Set down the material below word for word, excluding the pictures.

Given entries -
_ _ _ _

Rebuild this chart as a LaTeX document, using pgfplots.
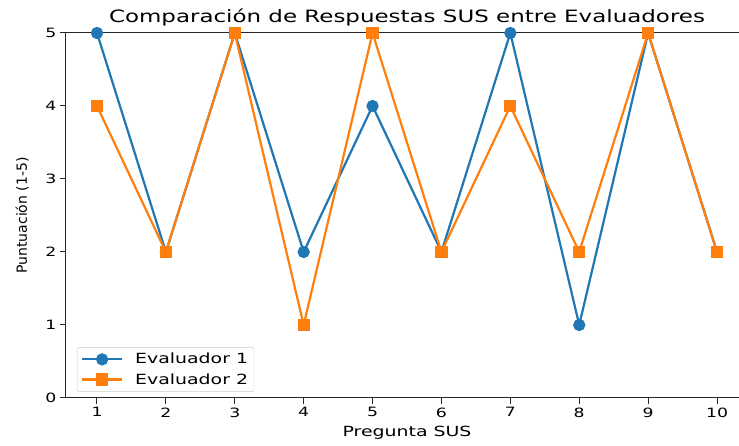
\documentclass[border=0pt]{standalone}
\usepackage{pgfplots}
\pgfplotsset{compat=1.18}
\usepackage{fontspec}
\setmainfont[FakeStretch=1.35]{DejaVu Sans}
\newfontfamily\plainfont{DejaVu Sans}
\definecolor{tabblue}{HTML}{1F77B4}
\definecolor{taborange}{HTML}{FF7F0E}
\begin{document}
\begin{tikzpicture}
\begin{axis}[
  scale only axis,
  width=682pt, height=365pt,
  xmin=0.55, xmax=10.45, ymin=0, ymax=5,
  axis x line=box, axis y line=left,
  axis line style={-, black!85, line width=1pt},
  xtick={1,...,10}, ytick={0,...,5},
  tick align=outside, tick pos=left,
  major tick length=6pt,
  every tick/.style={black!85, line width=1pt},
  /pgf/number format/assume math mode=true,
  tick label style={font=\fontsize{12.8}{15}\selectfont},
  title={Comparación de Respuestas SUS entre Evaluadores},
  title style={font=\fontsize{17}{20}\selectfont, yshift=-3pt},
  xlabel={Pregunta SUS},
  ylabel={\plainfont\fontsize{14}{16}\selectfont Puntuación (1-5)},
  xlabel style={font=\fontsize{14}{16}\selectfont, yshift=-2pt},
  ylabel style={yshift=10pt},
  legend style={at={(0.016,0.017)}, anchor=south west, font=\fontsize{14}{16}\selectfont,
    draw=black!20, rounded corners=2pt, row sep=4pt, inner sep=4pt,
    /tikz/every odd column/.append style={column sep=10pt}},
  legend cell align=left,
  legend image code/.code={\draw[mark repeat=2,mark phase=2] plot coordinates {(0cm,0cm)(0.7cm,0cm)(1.4cm,0cm)};},
  clip=false,
]
\addplot[tabblue, line width=2.2pt, mark=*, mark size=5pt, mark options={solid}]
  coordinates {(1,5)(2,2)(3,5)(4,2)(5,4)(6,2)(7,5)(8,1)(9,5)(10,2)};
\addlegendentry{Evaluador 1}
\addplot[taborange, line width=2.2pt, mark=square*, mark size=5pt, mark options={solid}]
  coordinates {(1,4)(2,2)(3,5)(4,1)(5,5)(6,2)(7,4)(8,2)(9,5)(10,2)};
\addlegendentry{Evaluador 2}
\end{axis}
\pgfresetboundingbox
\useasboundingbox (-66pt,-48pt) rectangle (673pt,398pt);
\end{tikzpicture}
\end{document}
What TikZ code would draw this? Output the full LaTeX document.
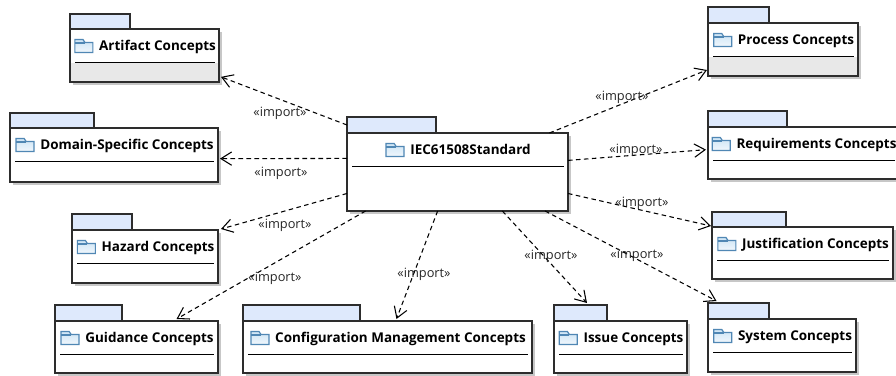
\documentclass[tikz,border=0pt]{standalone}
\usepackage{fontspec}
\setmainfont{Open Sans}
\usetikzlibrary{arrows.meta, shadows, calc}

\definecolor{tabblue}{RGB}{222,233,252}
\definecolor{iconblue}{RGB}{80,135,180}
\definecolor{iconfill}{RGB}{205,228,245}
\definecolor{lowergray}{RGB}{232,232,232}
\definecolor{pkgline}{RGB}{45,45,45}

% name, left, top, right, bottom, tab right, tab top, title, lower colour
\newcommand{\umlpackage}[9]{
    \node[pkgtab, minimum width={(#6-#2)*0.75pt}, minimum height={(#3-#7)*0.75pt}] (#1tab) at ({(#2+#6)/2}, {(#3+#7)/2}) {};
    \node[pkgbody, minimum width={(#4-#2)*0.75pt}, minimum height={(#5-#3)*0.75pt}] (#1) at ({(#2+#4)/2}, {(#3+#5)/2}) {};
    \fill[#9] (#2+1, #3+33.5) rectangle (#4-1, #5-1);
    \draw[pkgrule] (#2+5, #3+33.5) -- (#4-4, #3+33.5);
    \node[pkgtitle] (#1title) at ({(#2+#4)/2+13}, #3+18.2) {#8};
    \pic at ([yshift=0.6pt]#1title.west) {foldericon};
}

\begin{document}
\begin{tikzpicture}[
    x=0.75pt, y=-0.75pt,
    pkgtab/.style={rectangle, draw=pkgline, fill=tabblue, line width=1pt, inner sep=0pt, outer sep=0pt},
    pkgbody/.style={rectangle, draw=pkgline, fill=white, line width=1.1pt, inner sep=0pt, outer sep=0pt,
        drop shadow={shadow xshift=2.4pt, shadow yshift=-2.4pt, fill=black, opacity=0.22}},
    pkgrule/.style={black, line width=0.9pt},
    pkgtitle/.style={font=\fontsize{10.1pt}{12pt}\selectfont\bfseries, inner sep=0pt, text height=7.2pt, text depth=2pt},
    importlabel/.style={font=\fontsize{9.6pt}{11pt}\selectfont, text=black!85, inner sep=0pt},
    dep/.style={-{Straight Barb[length=8pt, width=10pt]}, dash pattern=on 3.4pt off 2.6pt, line width=0.8pt},
    foldericon/.pic={
        \draw[iconblue, top color=iconfill, bottom color=iconfill!30, line width=0.9pt] (-24,-7) -- (-24,6) -- (-6,6) -- (-6,-4) -- (-14,-4) -- (-16,-7) -- cycle;
        \draw[iconblue, line width=0.9pt] (-24,-3.5) -- (-14,-3.5);
    },
]
\useasboundingbox (0,0) rectangle (896,375);

% Packages
\umlpackage{iec}{347}{133}{568}{211}{436}{117}{IEC61508Standard}{white}
\umlpackage{artifact}{70}{29}{219}{82}{130}{14}{Artifact Concepts}{lowergray}
\umlpackage{domain}{10}{128}{218}{182}{94}{113}{Domain-Specific Concepts}{white}
\umlpackage{hazard}{72}{230}{218}{283}{132}{214}{Hazard Concepts}{white}
\umlpackage{guidance}{55}{321}{218}{373}{122}{305}{Guidance Concepts}{white}
\umlpackage{config}{243}{321}{532}{373}{360}{305}{Configuration Management Concepts}{white}
\umlpackage{issue}{554}{321}{687}{373}{607}{305}{Issue Concepts}{white}
\umlpackage{system}{708}{319}{856}{372}{769}{303}{System Concepts}{white}
\umlpackage{justification}{712}{227}{893}{279}{786}{212}{Justification Concepts}{white}
\umlpackage{requirements}{708}{127}{899}{179}{787}{111}{Requirements Concepts}{white}
\umlpackage{process}{708}{23}{858}{76}{769}{7}{Process Concepts}{lowergray}

% Imports
\draw[dep] (iectab.west) -- ([shift={(2,0)}]artifact.344.6);
\draw[dep] (iec.173.3) -- ([shift={(2,0)}]domain.-2.2);
\draw[dep] (iec.191.8) -- ([shift={(3,-1)}]hazard.north east);
\draw[dep] (iec.203.3) -- ([shift={(0,-2)}]guidance.33.4);
\draw[dep] (iec.243.4) -- ([shift={(0,-2)}]config.71);
\draw[dep] (iec.319.4) -- ([shift={(0,-2)}]issuetab.51);
\draw[dep] (iec.336.9) -- ([shift={(0,-2)}]systemtab.160.4);
\draw[dep] (iec.349.7) -- ([shift={(-1,-1)}]justificationtab.south west);
\draw[dep] (iec.6.7) -- ([shift={(-2,0)}]requirements.178.2);
\draw[dep] (iec.23.8) -- ([shift={(-1,-1)}]process.196);

% Labels
\node[importlabel] (l1) at (280,113) {«import»};
\node[importlabel] (l2) at (281,173) {«import»};
\node[importlabel] (l3) at (285,225) {«import»};
\node[importlabel] (l4) at (275,278) {«import»};
\node[importlabel] (l5) at (424,274) {«import»};
\node[importlabel] (l6) at (551,256) {«import»};
\node[importlabel] (l7) at (637,255) {«import»};
\node[importlabel] (l8) at (642,203) {«import»};
\node[importlabel] (l9) at (636,150) {«import»};
\node[importlabel] (l10) at (622,97) {«import»};

\end{tikzpicture}
\end{document}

_ _ _ _

Finished answer -
Rebuild this chart as a LaTeX document, using pgfplots.
\documentclass[border=0pt]{standalone}
\usepackage{pgfplots}
\pgfplotsset{compat=1.18}
\usepackage{fontspec}
\setmainfont[FakeStretch=1.35]{DejaVu Sans}
\newfontfamily\plainfont{DejaVu Sans}
\definecolor{tabblue}{HTML}{1F77B4}
\definecolor{taborange}{HTML}{FF7F0E}
\begin{document}
\begin{tikzpicture}
\begin{axis}[
  scale only axis,
  width=682pt, height=365pt,
  xmin=0.55, xmax=10.45, ymin=0, ymax=5,
  axis x line=box, axis y line=left,
  axis line style={-, black!85, line width=1pt},
  xtick={1,...,10}, ytick={0,...,5},
  tick align=outside, tick pos=left,
  major tick length=6pt,
  every tick/.style={black!85, line width=1pt},
  /pgf/number format/assume math mode=true,
  tick label style={font=\fontsize{12.8}{15}\selectfont},
  title={Comparación de Respuestas SUS entre Evaluadores},
  title style={font=\fontsize{17}{20}\selectfont, yshift=-3pt},
  xlabel={Pregunta SUS},
  ylabel={\plainfont\fontsize{14}{16}\selectfont Puntuación (1-5)},
  xlabel style={font=\fontsize{14}{16}\selectfont, yshift=-2pt},
  ylabel style={yshift=10pt},
  legend style={at={(0.016,0.017)}, anchor=south west, font=\fontsize{14}{16}\selectfont,
    draw=black!20, rounded corners=2pt, row sep=4pt, inner sep=4pt,
    /tikz/every odd column/.append style={column sep=10pt}},
  legend cell align=left,
  legend image code/.code={\draw[mark repeat=2,mark phase=2] plot coordinates {(0cm,0cm)(0.7cm,0cm)(1.4cm,0cm)};},
  clip=false,
]
\addplot[tabblue, line width=2.2pt, mark=*, mark size=5pt, mark options={solid}]
  coordinates {(1,5)(2,2)(3,5)(4,2)(5,4)(6,2)(7,5)(8,1)(9,5)(10,2)};
\addlegendentry{Evaluador 1}
\addplot[taborange, line width=2.2pt, mark=square*, mark size=5pt, mark options={solid}]
  coordinates {(1,4)(2,2)(3,5)(4,1)(5,5)(6,2)(7,4)(8,2)(9,5)(10,2)};
\addlegendentry{Evaluador 2}
\end{axis}
\pgfresetboundingbox
\useasboundingbox (-66pt,-48pt) rectangle (673pt,398pt);
\end{tikzpicture}
\end{document}
What TikZ code would draw this? Output the full LaTeX document.
\documentclass[tikz,border=0pt]{standalone}
\usepackage{fontspec}
\setmainfont{Open Sans}
\usetikzlibrary{arrows.meta, shadows, calc}

\definecolor{tabblue}{RGB}{222,233,252}
\definecolor{iconblue}{RGB}{80,135,180}
\definecolor{iconfill}{RGB}{205,228,245}
\definecolor{lowergray}{RGB}{232,232,232}
\definecolor{pkgline}{RGB}{45,45,45}

% name, left, top, right, bottom, tab right, tab top, title, lower colour
\newcommand{\umlpackage}[9]{
    \node[pkgtab, minimum width={(#6-#2)*0.75pt}, minimum height={(#3-#7)*0.75pt}] (#1tab) at ({(#2+#6)/2}, {(#3+#7)/2}) {};
    \node[pkgbody, minimum width={(#4-#2)*0.75pt}, minimum height={(#5-#3)*0.75pt}] (#1) at ({(#2+#4)/2}, {(#3+#5)/2}) {};
    \fill[#9] (#2+1, #3+33.5) rectangle (#4-1, #5-1);
    \draw[pkgrule] (#2+5, #3+33.5) -- (#4-4, #3+33.5);
    \node[pkgtitle] (#1title) at ({(#2+#4)/2+13}, #3+18.2) {#8};
    \pic at ([yshift=0.6pt]#1title.west) {foldericon};
}

\begin{document}
\begin{tikzpicture}[
    x=0.75pt, y=-0.75pt,
    pkgtab/.style={rectangle, draw=pkgline, fill=tabblue, line width=1pt, inner sep=0pt, outer sep=0pt},
    pkgbody/.style={rectangle, draw=pkgline, fill=white, line width=1.1pt, inner sep=0pt, outer sep=0pt,
        drop shadow={shadow xshift=2.4pt, shadow yshift=-2.4pt, fill=black, opacity=0.22}},
    pkgrule/.style={black, line width=0.9pt},
    pkgtitle/.style={font=\fontsize{10.1pt}{12pt}\selectfont\bfseries, inner sep=0pt, text height=7.2pt, text depth=2pt},
    importlabel/.style={font=\fontsize{9.6pt}{11pt}\selectfont, text=black!85, inner sep=0pt},
    dep/.style={-{Straight Barb[length=8pt, width=10pt]}, dash pattern=on 3.4pt off 2.6pt, line width=0.8pt},
    foldericon/.pic={
        \draw[iconblue, top color=iconfill, bottom color=iconfill!30, line width=0.9pt] (-24,-7) -- (-24,6) -- (-6,6) -- (-6,-4) -- (-14,-4) -- (-16,-7) -- cycle;
        \draw[iconblue, line width=0.9pt] (-24,-3.5) -- (-14,-3.5);
    },
]
\useasboundingbox (0,0) rectangle (896,375);

% Packages
\umlpackage{iec}{347}{133}{568}{211}{436}{117}{IEC61508Standard}{white}
\umlpackage{artifact}{70}{29}{219}{82}{130}{14}{Artifact Concepts}{lowergray}
\umlpackage{domain}{10}{128}{218}{182}{94}{113}{Domain-Specific Concepts}{white}
\umlpackage{hazard}{72}{230}{218}{283}{132}{214}{Hazard Concepts}{white}
\umlpackage{guidance}{55}{321}{218}{373}{122}{305}{Guidance Concepts}{white}
\umlpackage{config}{243}{321}{532}{373}{360}{305}{Configuration Management Concepts}{white}
\umlpackage{issue}{554}{321}{687}{373}{607}{305}{Issue Concepts}{white}
\umlpackage{system}{708}{319}{856}{372}{769}{303}{System Concepts}{white}
\umlpackage{justification}{712}{227}{893}{279}{786}{212}{Justification Concepts}{white}
\umlpackage{requirements}{708}{127}{899}{179}{787}{111}{Requirements Concepts}{white}
\umlpackage{process}{708}{23}{858}{76}{769}{7}{Process Concepts}{lowergray}

% Imports
\draw[dep] (iectab.west) -- ([shift={(2,0)}]artifact.344.6);
\draw[dep] (iec.173.3) -- ([shift={(2,0)}]domain.-2.2);
\draw[dep] (iec.191.8) -- ([shift={(3,-1)}]hazard.north east);
\draw[dep] (iec.203.3) -- ([shift={(0,-2)}]guidance.33.4);
\draw[dep] (iec.243.4) -- ([shift={(0,-2)}]config.71);
\draw[dep] (iec.319.4) -- ([shift={(0,-2)}]issuetab.51);
\draw[dep] (iec.336.9) -- ([shift={(0,-2)}]systemtab.160.4);
\draw[dep] (iec.349.7) -- ([shift={(-1,-1)}]justificationtab.south west);
\draw[dep] (iec.6.7) -- ([shift={(-2,0)}]requirements.178.2);
\draw[dep] (iec.23.8) -- ([shift={(-1,-1)}]process.196);

% Labels
\node[importlabel] (l1) at (280,113) {«import»};
\node[importlabel] (l2) at (281,173) {«import»};
\node[importlabel] (l3) at (285,225) {«import»};
\node[importlabel] (l4) at (275,278) {«import»};
\node[importlabel] (l5) at (424,274) {«import»};
\node[importlabel] (l6) at (551,256) {«import»};
\node[importlabel] (l7) at (637,255) {«import»};
\node[importlabel] (l8) at (642,203) {«import»};
\node[importlabel] (l9) at (636,150) {«import»};
\node[importlabel] (l10) at (622,97) {«import»};

\end{tikzpicture}
\end{document}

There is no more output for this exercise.